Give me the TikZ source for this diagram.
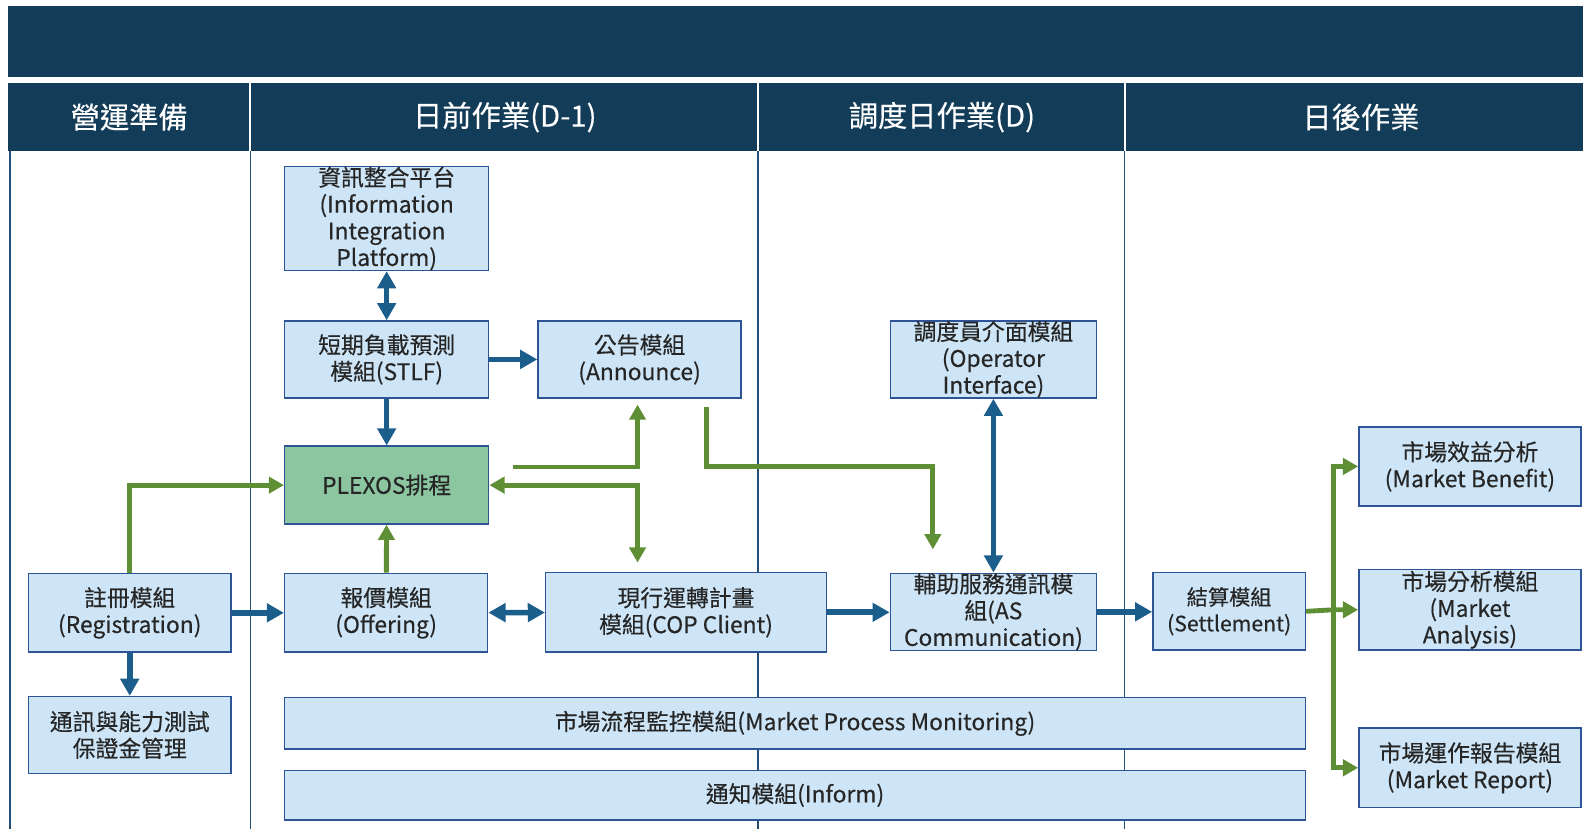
\documentclass[tikz,border=0pt]{standalone}
\usepackage{fontspec}
\setmainfont{Noto Sans CJK TC}[FakeBold=0.35]
\usetikzlibrary{arrows.meta}
\definecolor{navy}{RGB}{19,60,89}
\definecolor{boxfill}{RGB}{205,229,246}
\definecolor{boxline}{RGB}{47,84,150}
\definecolor{plexosfill}{RGB}{140,198,161}
\definecolor{flowblue}{RGB}{27,94,140}
\definecolor{flowgreen}{RGB}{94,143,52}
\definecolor{laneline}{RGB}{36,80,120}

\begin{document}
\begin{tikzpicture}[x=0.5pt, y=-0.5pt,
  module/.style={rectangle, draw=boxline, line width=0.75pt, fill=boxfill, inner sep=0pt, align=center, text=black!85, font=\fontsize{11.3}{13.2}\selectfont},
  lanehead/.style={text=white, font=\fontsize{14.5}{16}\selectfont},
  bflow/.style={draw=flowblue, line width=2.8pt, >={Triangle[length=8.5pt,width=9pt]}},
  gflow/.style={draw=flowgreen, line width=2.4pt, >={Triangle[length=7.5pt,width=8pt]}}]
\useasboundingbox (0,0) rectangle (1568,821);

\fill[navy] (8,6) rectangle (1568,76);
\fill[navy] (8,82) rectangle (1568,150);
\foreach \x in {248,751,1114}
  \draw[white, line width=1pt] (\x,82) -- (\x,150);
\foreach \x in {10,248,751,1114}
  \draw[laneline, line width=0.75pt] (\x,150) -- (\x,821);

\node[lanehead] (prep) at (128,116) {營運準備};
\node[lanehead] (dayahead) at (500,116) {日前作業(D-1)};
\node[lanehead] (dispatch) at (933,116) {調度日作業(D)};
\node[lanehead] (after) at (1348,116) {日後作業};

\node[module, minimum width=101pt, minimum height=49.5pt] (info) at (383,216.5) {資訊整合平台\\(Information\\Integration\\Platform)};
\node[module, minimum width=101pt, minimum height=38pt] (stlf) at (383,356) {短期負載預測\\模組(STLF)};
\node[module, minimum width=100.5pt, minimum height=38pt] (announce) at (633.5,356) {公告模組\\(Announce)};
\node[module, minimum width=101pt, minimum height=38.5pt, fill=plexosfill] (plexos) at (383,480.5) {PLEXOS排程};
\node[module, minimum width=102pt, minimum height=38pt] (operator) at (984,356) {調度員介面模組\\(Operator\\Interface)};
\node[module, minimum width=100.5pt, minimum height=39pt] (register) at (128.5,607) {註冊模組\\(Registration)};
\node[module, minimum width=100.5pt, minimum height=39pt] (offering) at (382.5,607) {報價模組\\(Offering)};
\node[module, minimum width=139pt, minimum height=39.5pt] (cop) at (679.5,606.5) {現行運轉計畫\\模組(COP Client)};
\node[module, minimum width=102pt, minimum height=38pt] (ascomm) at (984,606) {輔助服務通訊模\\組(AS\\Communication)};
\node[module, minimum width=75.5pt, minimum height=38.5pt, font=\fontsize{10.5}{13}\selectfont] (settle) at (1217.5,605.5) {結算模組\\(Settlement)};
\node[module, minimum width=110pt, minimum height=39pt] (benefit) at (1456,462) {市場效益分析\\(Market Benefit)};
\node[module, minimum width=110pt, minimum height=40pt] (analysis) at (1456,604) {市場分析模組\\(Market\\Analysis)};
\node[module, minimum width=110pt, minimum height=39.5pt] (report) at (1456,760.5) {市場運作報告模組\\(Market Report)};
\node[module, minimum width=100.5pt, minimum height=38pt] (testing) at (128.5,728) {通訊與能力測試\\保證金管理};
\node[module, minimum width=505.5pt, minimum height=25.5pt] (monitor) at (787.5,716.5) {市場流程監控模組(Market Process Monitoring)};
\node[module, minimum width=505.5pt, minimum height=24.5pt] (inform) at (787.5,787.5) {通知模組(Inform)};

\draw[bflow, <->] (info) -- (stlf);
\draw[bflow, ->] (stlf) -- (announce);
\draw[bflow, ->] (stlf) -- (plexos);
\draw[bflow, ->] (register) -- (offering);
\draw[bflow, ->] (register) -- (testing);
\draw[bflow, <->] (offering) -- (cop);
\draw[bflow, ->] (cop) -- (cop -| ascomm.west);
\draw[bflow, <->] (operator) -- (ascomm);
\draw[bflow, ->] (ascomm) -- (ascomm -| settle.west);

\draw[gflow, ->] (register.north) |- (plexos.west);
\draw[gflow, ->] (offering) -- (plexos);
\draw[gflow, ->] ([xshift=11.5pt,yshift=9pt]plexos.east) -| ([xshift=-1pt,yshift=-3pt]announce.south);
\draw[gflow, <->] (plexos.east) -| ([xshift=-24pt,yshift=4.5pt]cop.north);
\draw[gflow, ->] ([xshift=33pt,yshift=-4pt]announce.south) |- (924,462) -- ([xshift=-30pt,yshift=11.5pt]ascomm.north);
\coordinate (split) at ([xshift=13.5pt]settle.east);
\draw[gflow, ->] (settle.east) -- (split |- analysis.west) -- (analysis.west);
\draw[gflow, ->] (split) |- (benefit.west);
\draw[gflow, ->] (split) |- (report.west);
\end{tikzpicture}
\end{document}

────────────────────────────────────────

To do — Leave out any pictures, please, and quote only the lines from the top of the data through the line that contains "(after) at (1348,116)".

Solution —
Give me the TikZ source for this diagram.
\documentclass[tikz,border=0pt]{standalone}
\usepackage{fontspec}
\setmainfont{Noto Sans CJK TC}[FakeBold=0.35]
\usetikzlibrary{arrows.meta}
\definecolor{navy}{RGB}{19,60,89}
\definecolor{boxfill}{RGB}{205,229,246}
\definecolor{boxline}{RGB}{47,84,150}
\definecolor{plexosfill}{RGB}{140,198,161}
\definecolor{flowblue}{RGB}{27,94,140}
\definecolor{flowgreen}{RGB}{94,143,52}
\definecolor{laneline}{RGB}{36,80,120}

\begin{document}
\begin{tikzpicture}[x=0.5pt, y=-0.5pt,
  module/.style={rectangle, draw=boxline, line width=0.75pt, fill=boxfill, inner sep=0pt, align=center, text=black!85, font=\fontsize{11.3}{13.2}\selectfont},
  lanehead/.style={text=white, font=\fontsize{14.5}{16}\selectfont},
  bflow/.style={draw=flowblue, line width=2.8pt, >={Triangle[length=8.5pt,width=9pt]}},
  gflow/.style={draw=flowgreen, line width=2.4pt, >={Triangle[length=7.5pt,width=8pt]}}]
\useasboundingbox (0,0) rectangle (1568,821);

\fill[navy] (8,6) rectangle (1568,76);
\fill[navy] (8,82) rectangle (1568,150);
\foreach \x in {248,751,1114}
  \draw[white, line width=1pt] (\x,82) -- (\x,150);
\foreach \x in {10,248,751,1114}
  \draw[laneline, line width=0.75pt] (\x,150) -- (\x,821);

\node[lanehead] (prep) at (128,116) {營運準備};
\node[lanehead] (dayahead) at (500,116) {日前作業(D-1)};
\node[lanehead] (dispatch) at (933,116) {調度日作業(D)};
\node[lanehead] (after) at (1348,116) {日後作業};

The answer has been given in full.